→ **Exercise**
Take the listing from its first line through the line that contains "const startYear = 1987;" and please retype those lines exactly, leaving out the pictures.

→ **Raw data**
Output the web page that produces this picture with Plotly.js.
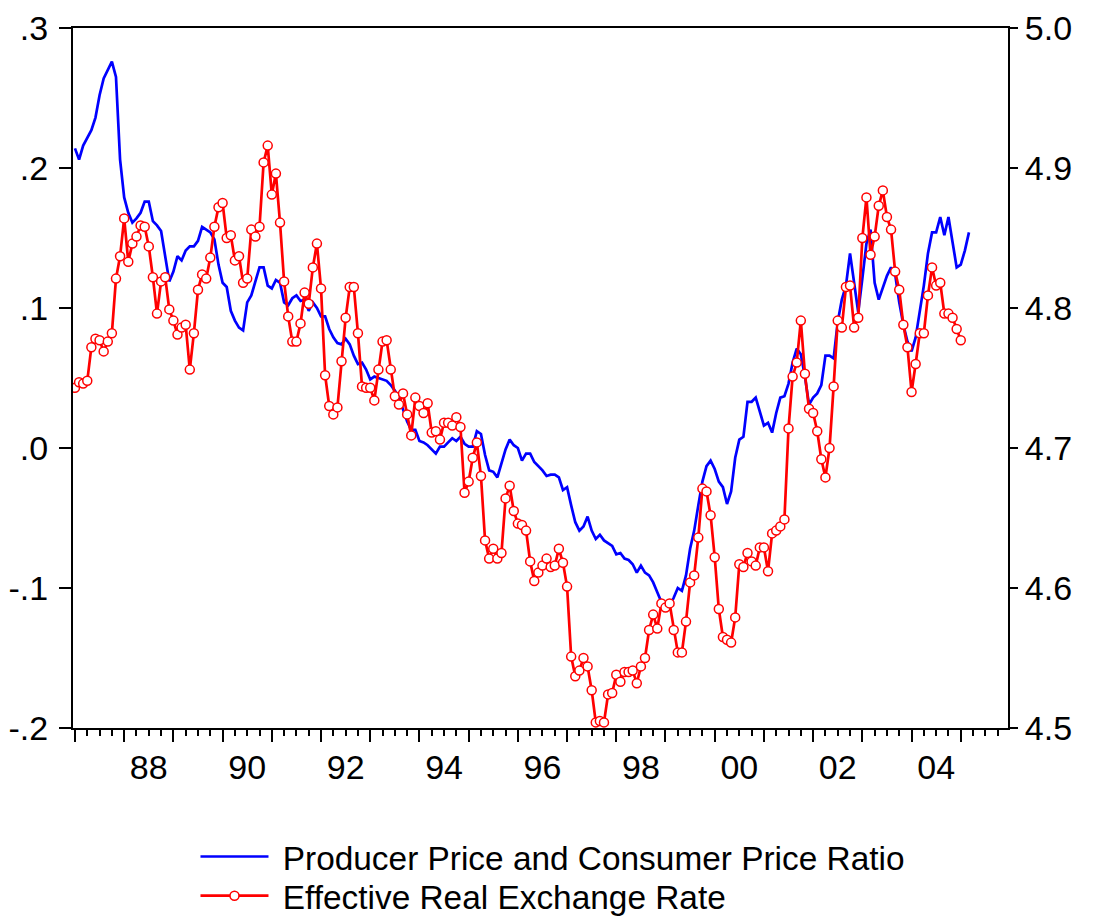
<!DOCTYPE html>
<html>
<head>
<meta charset="utf-8">
<script src="https://cdn.plot.ly/plotly-3.0.1.min.js"></script>
<style>html,body{margin:0;padding:0;background:#fff}#chart{width:1093px;height:918px}</style>
</head>
<body>
<div id="chart"></div>
<script>
// Monthly observations starting January 1987
const startYear = 1987;

// Producer Price and Consumer Price Ratio (left axis)
const ppiCpiRatio = [
  .214,.206,.216,.221,.227,.236,.252,.264,.270,.276,
  .265,.206,.179,.168,.161,.164,.168,.176,.176,.162,
  .159,.155,.137,.119,.126,.137,.134,.141,.144,.144,
  .148,.158,.156,.154,.149,.131,.118,.115,.098,.091,
  .086,.084,.104,.109,.119,.129,.129,.116,.114,.120,
  .118,.104,.102,.107,.109,.105,.106,.098,.104,.100,
  .094,.094,.085,.079,.075,.074,.078,.074,.066,.060,
  .061,.056,.049,.051,.050,.049,.048,.045,.041,.036,
  .027,.019,.013,.013,.005,.004,.002,-.001,-.004,.001,
  .001,.004,.007,.005,.008,.003,.001,.001,.012,.010,
  -.005,-.016,-.017,-.021,-.010,-.001,.006,.002,.000,-.009,
  -.004,-.004,-.010,-.013,-.016,-.020,-.019,-.019,-.021,-.030,
  -.028,-.041,-.053,-.059,-.056,-.049,-.059,-.065,-.062,-.066,
  -.068,-.070,-.076,-.075,-.079,-.080,-.083,-.089,-.084,-.089,
  -.091,-.096,-.103,-.110,-.114,-.113,-.107,-.100,-.102,-.091,
  -.072,-.059,-.041,-.024,-.013,-.009,-.015,-.024,-.028,-.040,
  -.031,-.007,.006,.008,.033,.033,.036,.026,.016,.018,
  .011,.025,.036,.037,.046,.061,.071,.067,.051,.031,
  .036,.039,.045,.066,.066,.064,.090,.106,.116,.139,
  .118,.097,.121,.146,.156,.118,.106,.114,.123,.129,
  .124,.104,.088,.076,.069,.079,.098,.116,.139,.154,
  .154,.165,.152,.165,.147,.129,.131,.141,.154
];

// Effective Real Exchange Rate (right axis)
const realExchangeRate = [
  4.743,4.747,4.746,4.748,4.772,4.778,4.777,4.769,4.776,4.782,
  4.821,4.837,4.864,4.833,4.846,4.851,4.859,4.858,4.844,4.822,
  4.796,4.819,4.822,4.799,4.791,4.781,4.786,4.788,4.756,4.782,
  4.813,4.824,4.821,4.836,4.858,4.872,4.875,4.850,4.852,4.834,
  4.837,4.818,4.821,4.856,4.851,4.858,4.904,4.916,4.881,4.896,
  4.861,4.819,4.794,4.776,4.776,4.789,4.811,4.803,4.829,4.846,
  4.814,4.752,4.730,4.724,4.729,4.762,4.793,4.815,4.815,4.782,
  4.744,4.743,4.743,4.734,4.756,4.776,4.777,4.756,4.737,4.731,
  4.739,4.724,4.709,4.736,4.730,4.725,4.732,4.711,4.712,4.706,
  4.718,4.718,4.716,4.722,4.715,4.668,4.676,4.693,4.704,4.680,
  4.634,4.621,4.628,4.621,4.625,4.664,4.673,4.655,4.646,4.645,
  4.641,4.619,4.605,4.611,4.616,4.621,4.615,4.616,4.628,4.618,
  4.601,4.551,4.537,4.541,4.550,4.544,4.527,4.504,4.505,4.504,
  4.524,4.525,4.538,4.533,4.540,4.540,4.541,4.532,4.544,4.550,
  4.570,4.581,4.571,4.589,4.586,4.589,4.570,4.554,4.554,4.576,
  4.604,4.609,4.636,4.671,4.669,4.652,4.622,4.585,4.565,4.563,
  4.561,4.579,4.617,4.615,4.625,4.619,4.616,4.629,4.629,4.612,
  4.639,4.641,4.644,4.649,4.714,4.751,4.761,4.791,4.753,4.728,
  4.725,4.712,4.692,4.679,4.700,4.744,4.791,4.786,4.815,4.816,
  4.786,4.793,4.850,4.879,4.838,4.851,4.873,4.884,4.865,4.856,
  4.826,4.813,4.788,4.772,4.740,4.760,4.782,4.782,4.809,4.829,
  4.816,4.818,4.796,4.796,4.793,4.785,4.777
];

const seriesNames = ['Producer Price and Consumer Price Ratio', 'Effective Real Exchange Rate'];
const xLabelPositions = [1988.5, 1990.5, 1992.5, 1994.5, 1996.5, 1998.5, 2000.5, 2002.5, 2004.5];
const xLabelText = ['88', '90', '92', '94', '96', '98', '00', '02', '04'];
const leftTickVals = [-0.2, -0.1, 0.0, 0.1, 0.2, 0.3];
const leftTickText = ['-.2', '-.1', '.0', '.1', '.2', '.3'];
const rightTickVals = [4.5, 4.6, 4.7, 4.8, 4.9, 5.0];
const rightTickText = ['4.5', '4.6', '4.7', '4.8', '4.9', '5.0'];

const monthX = n => Array.from({length: n}, (_, i) => startYear + i / 12);

const FONT = 'Liberation Sans, Arial, Helvetica, sans-serif';
const xRange = [1986.96, 2005.96];

const traces = [
  {
    x: monthX(ppiCpiRatio.length), y: ppiCpiRatio,
    type: 'scatter', mode: 'lines', name: '\u00a0' + seriesNames[0],
    line: {color: '#0000ff', width: 2.7},
    xaxis: 'x', yaxis: 'y', legend: 'legend'
  },
  {
    x: monthX(realExchangeRate.length), y: realExchangeRate,
    type: 'scatter', mode: 'lines+markers', name: '\u00a0' + seriesNames[1],
    line: {color: '#ff0000', width: 2.7},
    marker: {symbol: 'circle', size: 9, color: '#ffffff', line: {color: '#ff0000', width: 1.5}},
    xaxis: 'x', yaxis: 'y2', legend: 'legend2'
  }
];

const legendCommon = {
  x: 0.131, xanchor: 'left', yanchor: 'middle',
  font: {family: FONT, size: 33.4, color: '#000000'},
  bgcolor: 'rgba(0,0,0,0)', tracegroupgap: 0, itemwidth: 68
};

const layout = {
  width: 1093, height: 918,
  margin: {l: 73, r: 85, t: 28, b: 190, autoexpand: false},
  paper_bgcolor: '#ffffff', plot_bgcolor: '#ffffff',
  font: {family: FONT, color: '#000000', size: 34},
  showlegend: true,
  legend: Object.assign({}, legendCommon, {y: -0.184}),
  legend2: Object.assign({}, legendCommon, {y: -0.24}),
  xaxis: {
    range: xRange, showgrid: false, zeroline: false,
    showline: true, linecolor: '#000000', linewidth: 2, mirror: true,
    tickmode: 'linear', tick0: 1987, dtick: 1,
    ticks: 'outside', ticklen: 12, tickwidth: 2, tickcolor: '#000000',
    showticklabels: false,
    minor: {tick0: 1987, dtick: 0.25, ticks: 'outside', ticklen: 6, tickwidth: 2, tickcolor: '#000000', showgrid: false}
  },
  xaxis2: {
    overlaying: 'x', anchor: 'y', side: 'bottom',
    range: xRange, showgrid: false, zeroline: false, showline: false,
    tickmode: 'array', tickvals: xLabelPositions, ticktext: xLabelText,
    ticks: '', ticklabelstandoff: 16,
    tickfont: {family: FONT, size: 34, color: '#000000'}
  },
  yaxis: {
    range: [-0.2, 0.3], showgrid: false, zeroline: false,
    showline: true, linecolor: '#000000', linewidth: 2,
    tickmode: 'array', tickvals: leftTickVals, ticktext: leftTickText,
    ticks: 'outside', ticklen: 12, tickwidth: 2, tickcolor: '#000000',
    ticklabelstandoff: 4,
    tickfont: {family: FONT, size: 34, color: '#000000'}
  },
  yaxis2: {
    overlaying: 'y', side: 'right', anchor: 'x',
    range: [4.5, 5.0], showgrid: false, zeroline: false,
    showline: true, linecolor: '#000000', linewidth: 2,
    tickmode: 'array', tickvals: rightTickVals, ticktext: rightTickText,
    ticks: 'outside', ticklen: 8, tickwidth: 2, tickcolor: '#000000',
    tickfont: {family: FONT, size: 34, color: '#000000'}
  }
};

// invisible helper trace so the label axis (xaxis2) is drawn
traces.push({x: [xRange[0]], y: [0], xaxis: 'x2', yaxis: 'y', mode: 'markers',
  marker: {opacity: 0}, showlegend: false, hoverinfo: 'skip', type: 'scatter'});

Plotly.newPlot('chart', traces, layout, {displayModeBar: false, staticPlot: true});
</script>
</body>
</html>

→ **Solution for this problem**
Output the web page that produces this picture with Plotly.js.
<!DOCTYPE html>
<html>
<head>
<meta charset="utf-8">
<script src="https://cdn.plot.ly/plotly-3.0.1.min.js"></script>
<style>html,body{margin:0;padding:0;background:#fff}#chart{width:1093px;height:918px}</style>
</head>
<body>
<div id="chart"></div>
<script>
// Monthly observations starting January 1987
const startYear = 1987;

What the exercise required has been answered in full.